Loin de moi l’idée de vous le recommander bien sûr, sauf si vous affectionnez ce type de productions ciné fauchées de l’ère des VHS. Des petites péloches qui pouvaient sortir brièvement en salles (L'Arme parfaite), louper leur public et se refaire une vie à la location ou bien sortir directement dans le circuit vidéo. Des films dans lesquels des acteurs tels que le regretté Joe Lara (American Cyborg, Steel Frontier), Jeff Fahey (Freefall, Darkman 3), Jeff Speakman (L’Arme parfaite, The Specialist), Michael Dudikoff (Cyberjack, Soldier Boyz), Mario Van Peebles (Full Eclipse, Le Guerrier d’acier), Mark Dacascos (ADN, Onde de choc), Rutger Hauer (Crossworlds, Omega Doom), Chuck Norris (The Hitman, Forrest Warrior), Dolph Lundgren (Pentathlon, Blackjack), Christophe Lambert (Mean Guns, Fortress 2), JCVD (Ultime menace, The Hard Corps), Wesley Snipes (Nuclear Target, L’Art de la guerre 2) et bien sûr Steven Seagal (Menace toxique, Ultime vengeance) se réservaient la vedette à destination directe des vidéoclubs.
Avec American Cyborg, on plonge dans le nanar de l’ère classique de ces lieux de perdition cinéphile. Les folles années 90 qui essayaient de dupliquer le concept de Terminator à toutes les sauces en figurant un futur post-apocalyptique par le décorum de quelques entrepôts désaffectés. L’originalité d’American Cyborg, par rapport aux autres plagiat du film de Cameron (qui était lui-même quelque-part un plagiat de la nouvelle Survivant d’Harlan Ellison mais ça tout le monde l’ignorait et s'en fiche aujourd'hui) c’est qu’il pille aussi tout le concept du roman Les Fils de l’homme de Phyllis Dorothy James paru un an auparavant. On y retrouve pour la première fois à l’écran cette même idée d’une humanité stérile et en fin de course ainsi que la figure messianique de la dernière femme enceinte que le héros se mettra en devoir de protéger.

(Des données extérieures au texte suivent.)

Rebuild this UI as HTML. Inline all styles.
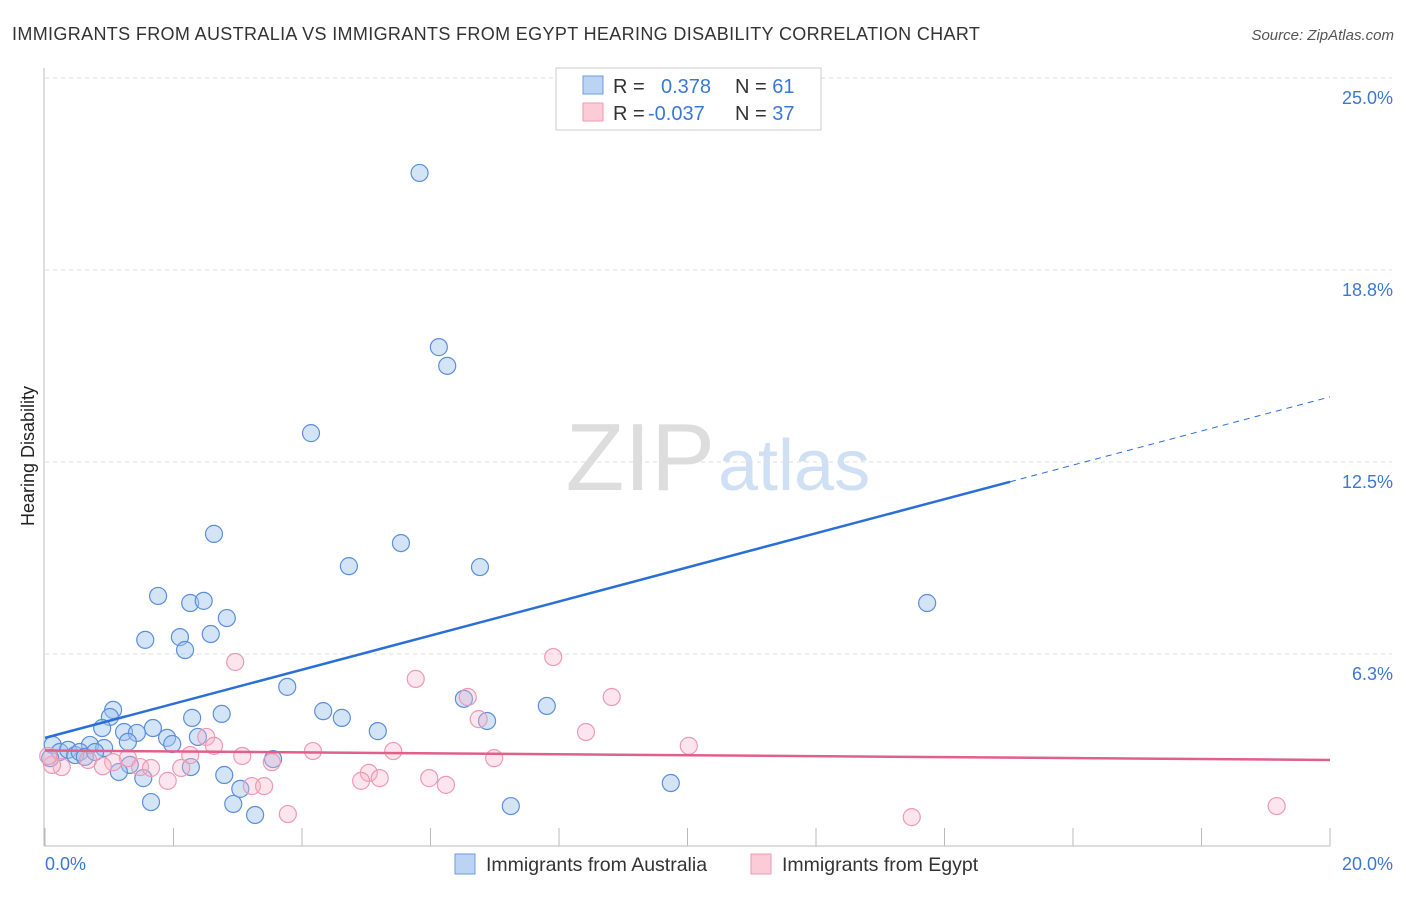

Servi par des acteurs de grande classe (comment oublier John Saint Ryan, si bon comédien qu’il s’avérait à peine capable de jouer les robots inexpressifs), des dialogues inspirés, un scénario qui bouffe à tous les râteliers (résistance humaine, IA oppressive, mutants dégueulasses), et nous réservant un des plus beaux twists de l’histoire du nanar (la révélation de l’identité du personnage de Joe Lara reste parmi les moins surprenantes et les plus mal-amenées qu’il m’ait été donné de voir venir), le film de Boaz Davidson (un obscur réalisateur israélien de films de cul soft des années 80) reste à la fois un des plus beaux exemples de mauvaise science-fiction produite durant les années 90 et aussi le parfait parangon d’une époque insouciante et révolue, où d’intrigants producteurs amateurs sans la moindre fibre artistique tentaient tant bien que mal de rentabiliser leur maigre investissement dans des ch’tites productions destinées uniquement au marché de la VHS.
Aujourd’hui, des producteurs sans la moindre fibre artistique gouvernent les grands studios et rentabilisent sans effort les centaines de millions qu’ils investissent dans d’énormes navets luxueux servis par des stars tels que Jason Statham, Dwayne Johnson ou Vin Diesel, qui se posent comme les successeurs des Willis, Schwarzenegger et Stallone mais qui n’en ont pas l’intégrité artistique ni même la filmographie.
Preuve que même au cinéma, rien ne se perd, tout se recycle. Tout le monde se fout d’American Cyborg désormais. Pourtant Hollywood ne cessera jamais d’en produire des ersatz plus ou moins recommandables, différents types d’histoires de robots tueurs, de héros invincibles, présentées sous d’autres formes. La simple différence est que ce qui puait le nanar sans le sou hier, sent bon le nanar surfriqué aujourd’hui. Et que beaucoup plus de spectateurs en bouffent.